Our previous women's courses had such a great atmosphere, and created a learning environment that was so supportive, leading to some really stand out blocs from the participants. What are your thoughts on the benefits of women learning together in an environment like this? 

Throughout my life in climbing I have climbed with lots of amazing people and I have met some great friends along the way. I like climbing with anyone who is encouraging and psyched for others as this leads to the best climbing sessions. But some of my greatest climbing sessions have been where I am in a group of women for the reason that we understand each other's struggles. When I was running women’s coaching nights I found that they were the first to try and lift each other up and to encourage growth and learning while giving gentle encouragement to try new or harder things without pressure. Being surrounded by like minded people who have similar experiences as yourself allows you to be yourself and feel comfortable in an otherwise unfamiliar environment. While we may all come from different backgrounds, women are exposed to similar experiences in life and through this bond we can openly learn from each other in a relaxed, fun environment.

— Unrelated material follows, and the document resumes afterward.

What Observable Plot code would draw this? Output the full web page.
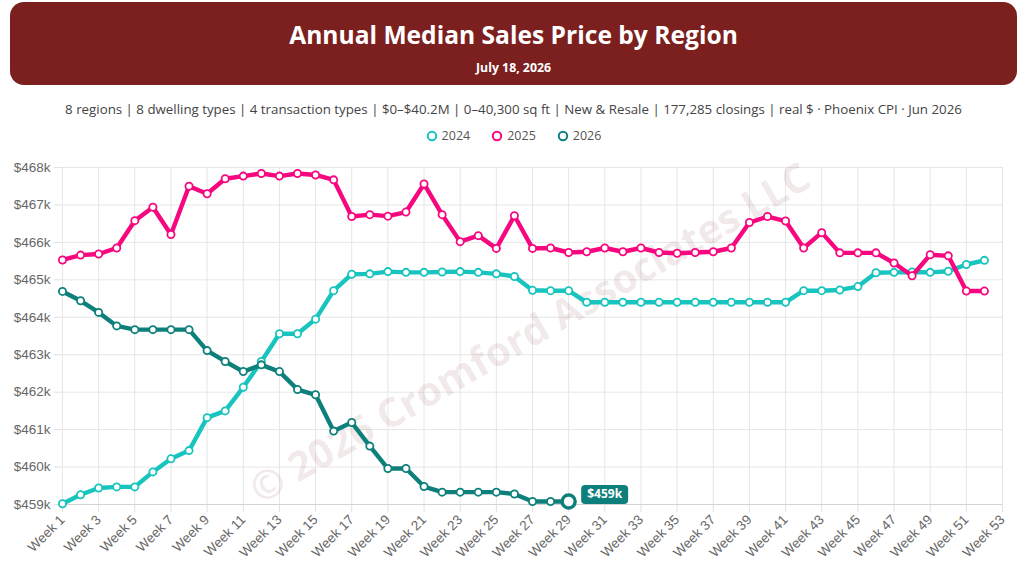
<!DOCTYPE html>
<html><head><meta charset="utf-8">
<script src="https://cdn.jsdelivr.net/npm/d3@7"></script>
<script src="https://cdn.jsdelivr.net/npm/@observablehq/plot@0.6"></script>
<style>
body{margin:0;background:#fff;width:1027px;height:570px;overflow:hidden;position:relative;font-family:"Open Sans",sans-serif;}
#hdr{position:absolute;left:10px;top:2px;width:1007px;height:83px;background:#7b1f1f;border-radius:14px;color:#fff;text-align:center;}
#title{position:absolute;top:16px;left:0;width:100%;font-size:24.6px;font-weight:700;line-height:34px;}
#date{position:absolute;top:57px;left:0;width:100%;font-size:12.3px;font-weight:700;line-height:18px;}
#sub{position:absolute;top:99px;left:0;width:100%;text-align:center;font-size:13.3px;color:#444;line-height:20px;}
#legend{position:absolute;top:127px;left:0;width:100%;display:flex;justify-content:center;gap:21px;font-size:12.5px;color:#555;line-height:18px;}
#legend span{display:flex;align-items:center;gap:4px;}
#chart{position:absolute;top:150px;left:0;}
</style></head>
<body>
<div id="hdr"><div id="title"></div><div id="date"></div></div>
<div id="sub"></div>
<div id="legend"></div>
<div id="chart"></div>
<script>
const title = "Annual Median Sales Price by Region";
const dateText = "July 18, 2026";
const subtitle = "8 regions | 8 dwelling types | 4 transaction types | $0–$40.2M | 0–40,300 sq ft | New & Resale | 177,285 closings | real $ · Phoenix CPI · Jun 2026";
const watermark = "© 2026 Cromford Associates LLC";
const seriesNames = ["2024", "2025", "2026"];
const seriesColors = ["#17c4be", "#f7077f", "#0e807c"];
// values in $ thousands, by week (Week 1 ...)
const v2024 = [459.02,459.26,459.44,459.47,459.47,459.87,460.22,460.44,461.32,461.50,
  462.13,462.82,463.56,463.56,463.95,464.71,465.15,465.16,465.22,465.20,
  465.20,465.21,465.22,465.20,465.16,465.09,464.72,464.71,464.71,464.40,
  464.40,464.40,464.40,464.40,464.40,464.40,464.40,464.40,464.40,464.40,
  464.40,464.71,464.71,464.73,464.82,465.19,465.20,465.21,465.20,465.23,
  465.41,465.52];
const v2025 = [465.53,465.66,465.69,465.85,466.58,466.94,466.21,467.50,467.30,467.70,
  467.77,467.84,467.77,467.84,467.80,467.67,466.69,466.74,466.70,466.81,
  467.56,466.74,466.02,466.18,465.84,466.71,465.84,465.85,465.73,465.75,
  465.85,465.75,465.85,465.73,465.71,465.73,465.75,465.85,466.53,466.69,
  466.57,465.85,466.26,465.72,465.72,465.72,465.45,465.11,465.67,465.64,
  464.70,464.70];
const v2026 = [464.69,464.44,464.13,463.77,463.67,463.67,463.67,463.67,463.11,462.82,
  462.55,462.73,462.55,462.07,461.93,460.96,461.19,460.56,459.96,459.96,
  459.48,459.33,459.33,459.33,459.33,459.28,459.08,459.08,459.08];
const xTicks = [1,3,5,7,9,11,13,15,17,19,21,23,25,27,29,31,33,35,37,39,41,43,45,47,49,51,53];
const yTicks = [459,460,461,462,463,464,465,466,467,468];
const lastLabel = "$459k";

document.getElementById("title").textContent = title;
document.getElementById("date").textContent = dateText;
document.getElementById("sub").textContent = subtitle;
const lg = document.getElementById("legend");
seriesNames.forEach((n,i)=>{
  const s = document.createElement("span");
  s.innerHTML = `<svg width="12" height="12"><circle cx="6" cy="6" r="4.2" fill="none" stroke="${seriesColors[i]}" stroke-width="2"/></svg>${n}`;
  lg.appendChild(s);
});

const seriesVals = [v2024, v2025, v2026];
const series = seriesVals.map((vals,i)=>vals.map((v,j)=>({week:j+1, v, name:seriesNames[i]})));
const last = series[2][series[2].length-1];

const badge = {draw(ctx){ const w=47,h=19,r=4; const x0=-w/2,y0=-h/2,x1=w/2,y1=h/2;
  ctx.moveTo(x0+r,y0); ctx.lineTo(x1-r,y0); ctx.arcTo(x1,y0,x1,y0+r,r); ctx.lineTo(x1,y1-r);
  ctx.arcTo(x1,y1,x1-r,y1,r); ctx.lineTo(x0+r,y1); ctx.arcTo(x0,y1,x0,y1-r,r); ctx.lineTo(x0,y0+r);
  ctx.arcTo(x0,y0,x0+r,y0,r); ctx.closePath(); }};

const tickFont = "Liberation Sans";
const marks = [
  Plot.gridX(xTicks, {stroke:"#e6e6e6", strokeOpacity:1, strokeWidth:1}),
  Plot.gridY(yTicks, {stroke:"#e6e6e6", strokeOpacity:1, strokeWidth:1}),
  Plot.axisX(xTicks, {tickSize:8, tickPadding:5, tickRotate:-45, tickFormat:d=>`Week ${d}`, stroke:"#e0e0e0", fill:"#666", fontSize:13.5, fontFamily:tickFont, label:null}),
  Plot.axisY(yTicks, {tickSize:8, tickPadding:4, tickFormat:d=>`$${d}k`, stroke:"#e0e0e0", fill:"#666", fontSize:13.5, fontFamily:tickFont, label:null}),
  Plot.ruleY([459], {stroke:"#d4d4d4"}),
  Plot.text([watermark], {frameAnchor:"middle", rotate:-30, fontSize:40, fontWeight:"bold", fill:"#7b1f1f", fillOpacity:0.11, fontFamily:"Open Sans", dx:-2, dy:-2}),
];
series.forEach((d,i)=>{
  marks.push(Plot.line(d, {x:"week", y:"v", stroke:seriesColors[i], strokeWidth:4.4, strokeLinejoin:"round"}));
  marks.push(Plot.dot(d, {x:"week", y:"v", r:3.6, fill:"white", stroke:seriesColors[i], strokeWidth:1.8}));
});
marks.push(Plot.dot([last], {x:"week", y:"v", r:6.5, fill:"white", stroke:seriesColors[2], strokeWidth:3.4}));
marks.push(Plot.dot([last], {x:"week", y:"v", symbol:badge, r:5, fill:seriesColors[2], stroke:"none", dx:36, dy:-7}));
marks.push(Plot.text([last], {x:"week", y:"v", text:()=>lastLabel, fill:"white", fontWeight:"bold", fontSize:12, fontFamily:"Open Sans", dx:36, dy:-7}));

const plot = Plot.plot({
  width:1027, height:420, marginTop:17, marginBottom:66, marginLeft:62, marginRight:25,
  style:{fontFamily:tickFont, fontSize:"13.5px", color:"#666", background:"transparent", overflow:"visible"},
  x:{type:"linear", domain:[1,53], label:null},
  y:{type:"linear", domain:[459,468], label:null},
  marks
});
document.getElementById("chart").appendChild(plot);
</script>
</body></html>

What advice would you give other women or underrepresented folks wanting to get into route setting? 

Persistence and continued learning is key. Route setting is a hard profession to break into but by telling people that you are keen and showing them that you are actively wanting to learn can help put you in a good place to be seen. Look out for the setting roles across the UK and apply where you can. While there is currently no formal pathway into route setting this is slowly changing and it is getting better. Be ready to work hard as setting is both physically and mentally challenging and be prepared to do the stripping and washing for a long while. This always seems like the worst bit of setting and can feel gruelling at times but depending on your outlook this can give you some really valuable insights and will help you to learn more about the tools of the trade as well as preparation for the hard setting days ahead.

Think about what you can bring to the team. There could be a multitude of reasons but knowing what you can bring is a great step to being brought in as a setter.

Is there anything else you wanted to add? 

I am always happy to talk about all things setting and I am excited and feel honoured to be helping to deliver courses with Impact in August. But if you don’t manage to make it, feel free to send any questions across and I can see how I can help.